How Sex, Politics, Money and Religion are Killing Planet Earth

Wednesday, September 5, 2012

The Song of the Nighthawk – Silent Summer Skies


20 years ago, I lived with my young family in an old wooden house, known as “the Point House,” at the very tip of the then-wild island of Providenciales. The house was old, the wood sun-baked, and the yard was filled with the gnarled trunks and branches of coastal trees that told a tale of centuries of struggle against the elements of sun, sea and wind. Beyond the yard was the beach, so a short walk down a stony path took us to our own little white sand and turquoise sea paradise. At that time, the water was alive with living sand dollars, sea stars and molluscs of various persuasions.  

At land’s end, a relatively deep but narrow channel divided Providenciales from the completely untouched islands of the Little Water Cay and Mangrove Cay.
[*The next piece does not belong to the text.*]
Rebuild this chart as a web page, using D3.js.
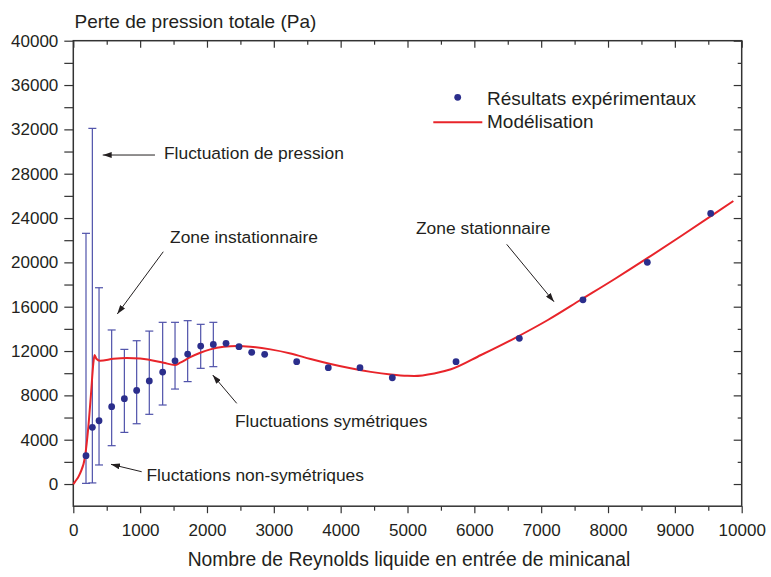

Those small islands were and are today Protected Areas that have been deeded over in perpetuity to those who rightfully own the land, Turks and Caicos rock iguanas and an array of herons, sandpipers, stilts, plovers and terns.
In the early summer months, as seasonal rains collected in the boggy roots and peat of Mangrove Cay, and mosquitoes, sandflies and their insect kin exploded in a frenzy of reproductive bliss, our island paradise home became a living hell.  The Point House was directly downwind from Mangrove Cay, and insects don’t observe the irrelevant boundaries of land.

In the first year of our residence, we thought we had reached our capacity to cope with the itching. Then one early evening, as we sat in the living room clawing at our flesh, a flock of hundreds of birds flew in to the yard. These birds had the body language of swallows, but they were much bigger, swooping and diving in a display of impressive acrobatics.  At times as they swooped towards the screened porch of the house, we thought they would crash, but they veered off at the last minute, vocalizing a strange creaky call, “karikidik-karikidik-karikidik.”  We were mesmerized.
After the first visit of the Antillean nighthawks, we noticed our habitat became more liveable once again. The mosquito population plummeted, and life resumed its normal sedate pace. Every night of mosquito season, the nighthawks visited the Point House, and they became our most-beloved birds, their creaky song was the blissful sound of relief.

Over the years, in my ramblings across the wild places of the Turks and Caicos, I have stumbled across an occasional nighthawk or two, literally. Their mottled colouring perfectly matches them to the stony substrate they nest on. Laying one or two mottled eggs directly on the ground in a small stone depression, the bird then sits on her eggs and blends into the earth. When disturbed, the female fly away from her nest and pretend she has a broken wing to distract you from her eggs. This creative adaptation has allowed nighthawks to survive millennia against predation pressures.
But the little birds that nest vulnerably on the ground don’t stand a chance against the worst predator of all. The north-eastern shores of Providenciales are now lined with luxury homes and the mosquitoes controlled by chemical means. I had been back for a week before I saw my first nighthawk, but rather than flying in a group of hundreds of noisy kin, this nighthawk flew silently, alone across the evening sky.

Because the nighthawk’s habits are largely unknown, we don’t know where they spend their winters, for example, it is difficult to know exactly what is causing their decline. Some believe that the chemicals used to control mosquitoes are to blame, others point to the nighthawk’s nesting behaviour. An ingenious tactic of pretending your wing is broken doesn’t stand a chance against a bulldozer.

For now, I watch the few I see with gratitude and remorse, and I hope that theirs is not another journey to extinction. Their lone calls sing into eternity like a requiem.